Requirement — Starting with the first line of the data below, copy each line up to and including the one containing "const whisker = categories.map((c, i)". Pictures stay out.

Input records —

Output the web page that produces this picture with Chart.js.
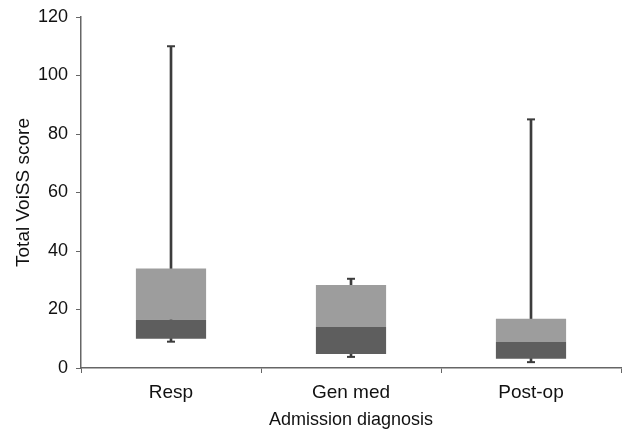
<!DOCTYPE html>
<html>
<head>
<meta charset="utf-8">
<script src="https://cdn.jsdelivr.net/npm/chart.js@4.4.1/dist/chart.umd.min.js"></script>
<style>
  html, body { margin: 0; padding: 0; background: #fff; }
  #wrap { width: 622px; height: 432px; }
</style>
</head>
<body>
<div id="wrap"><canvas id="boxChart"></canvas></div>
<script>
// Box plot values
const categories = ['Resp', 'Gen med', 'Post-op'];
const minVals = [9, 3.8, 2];
const q1Vals = [10, 4.8, 3.2];
const medianVals = [16.5, 14, 8.9];
const q3Vals = [34, 28.4, 16.8];
const maxVals = [110, 30.5, 85];
const yTicks = [0, 20, 40, 60, 80, 100, 120];

const lowerBox = categories.map((c, i) => [q1Vals[i], medianVals[i]]);
const upperBox = categories.map((c, i) => [medianVals[i], q3Vals[i]]);
const whisker = categories.map((c, i) => [minVals[i], maxVals[i]]);

const font = { family: 'Liberation Sans, Arial, sans-serif' };

new Chart(document.getElementById('boxChart'), {
    data: {
        labels: categories,
        datasets: [
            {
                type: 'bar',
                label: 'whisker',
                data: whisker,
                backgroundColor: '#3c3c3c',
                barThickness: 2,
                grouped: false,
                order: 3
            },
            {
                type: 'bar',
                label: 'Q1-median',
                data: lowerBox,
                backgroundColor: '#5e5e5e',
                categoryPercentage: 1,
                barPercentage: 0.39,
                grouped: false,
                order: 2
            },
            {
                type: 'bar',
                label: 'median-Q3',
                data: upperBox,
                backgroundColor: '#9d9d9d',
                categoryPercentage: 1,
                barPercentage: 0.39,
                grouped: false,
                order: 2
            },
            {
                type: 'line',
                label: 'max',
                data: maxVals,
                showLine: false,
                pointStyle: 'line',
                pointRadius: 4,
                pointBorderWidth: 2,
                borderColor: '#3c3c3c',
                order: 1
            },
            {
                type: 'line',
                label: 'min',
                data: minVals,
                showLine: false,
                pointStyle: 'line',
                pointRadius: 4,
                pointBorderWidth: 2,
                borderColor: '#3c3c3c',
                order: 1
            }
        ]
    },
    options: {
        responsive: true,
        maintainAspectRatio: false,
        animation: false,
        layout: { autoPadding: false, padding: { top: 0, right: 1, left: 8, bottom: 1 } },
        plugins: {
            legend: { display: false },
            tooltip: { enabled: false }
        },
        scales: {
            x: {
                offset: true,
                afterFit: (axis) => {
                    axis.height = 63;
                    axis.paddingLeft = 0;
                    axis.paddingRight = 0;
                },
                grid: {
                    offset: true,
                    drawOnChartArea: false,
                    drawTicks: true,
                    tickLength: 5,
                    color: '#666'
                },
                border: { color: '#666', width: 1.5 },
                ticks: { color: '#111', font: { ...font, size: 19 }, padding: 8 },
                title: {
                    display: true,
                    text: 'Admission diagnosis',
                    color: '#111',
                    font: { ...font, size: 18 },
                    padding: { top: 4, bottom: 0 }
                }
            },
            y: {
                min: 0,
                max: 120,
                afterFit: (axis) => {
                    axis.width = 73;
                    axis.paddingTop = 17;
                },
                afterBuildTicks: (axis) => { axis.ticks = yTicks.map(v => ({ value: v })); },
                grid: {
                    drawOnChartArea: false,
                    drawTicks: true,
                    tickLength: 5,
                    color: '#666'
                },
                border: { color: '#666', width: 1.5 },
                ticks: { color: '#111', font: { ...font, size: 18 }, padding: 8 },
                title: {
                    display: true,
                    text: 'Total VoiSS score',
                    color: '#111',
                    font: { ...font, size: 19 },
                    padding: { top: 4, bottom: 3 }
                }
            }
        }
    }
});
</script>
</body>
</html>
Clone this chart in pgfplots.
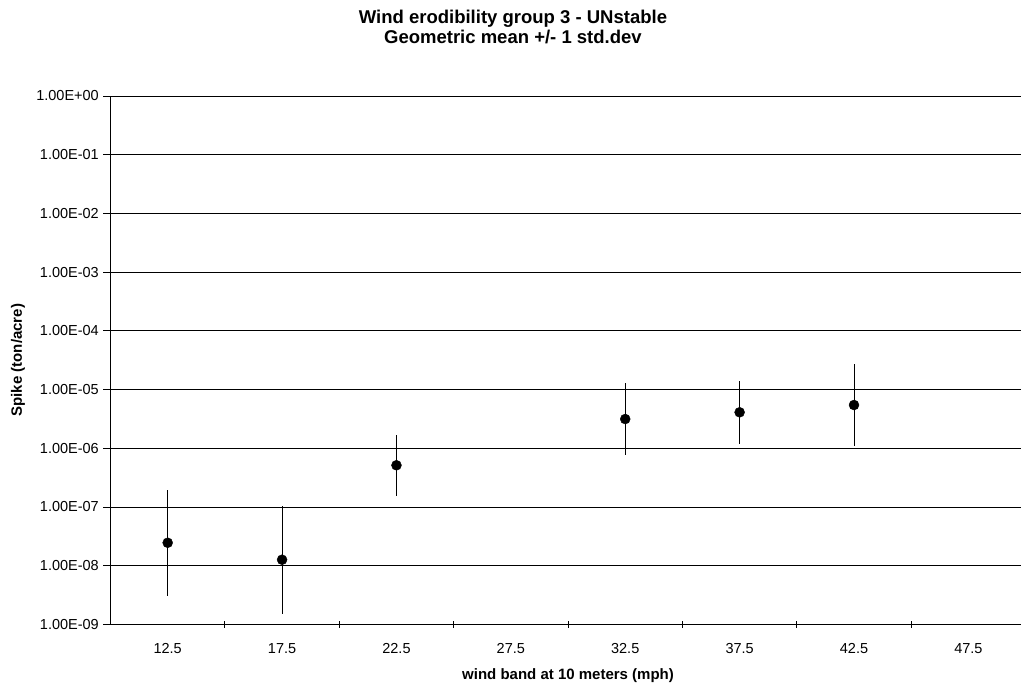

Problem solution —
Output the web page that produces this picture with Chart.js.
<!DOCTYPE html>
<html>
<head>
<meta charset="utf-8">
<script src="https://cdn.jsdelivr.net/npm/chart.js@4.4.1/dist/chart.umd.min.js"></script>
<style>
  html, body { margin: 0; padding: 0; background: #fff; }
  #wrap { width: 622px; height: 432px; }
</style>
</head>
<body>
<div id="wrap"><canvas id="boxChart"></canvas></div>
<script>
// Box plot values
const categories = ['Resp', 'Gen med', 'Post-op'];
const minVals = [9, 3.8, 2];
const q1Vals = [10, 4.8, 3.2];
const medianVals = [16.5, 14, 8.9];
const q3Vals = [34, 28.4, 16.8];
const maxVals = [110, 30.5, 85];
const yTicks = [0, 20, 40, 60, 80, 100, 120];

const lowerBox = categories.map((c, i) => [q1Vals[i], medianVals[i]]);
const upperBox = categories.map((c, i) => [medianVals[i], q3Vals[i]]);
const whisker = categories.map((c, i) => [minVals[i], maxVals[i]]);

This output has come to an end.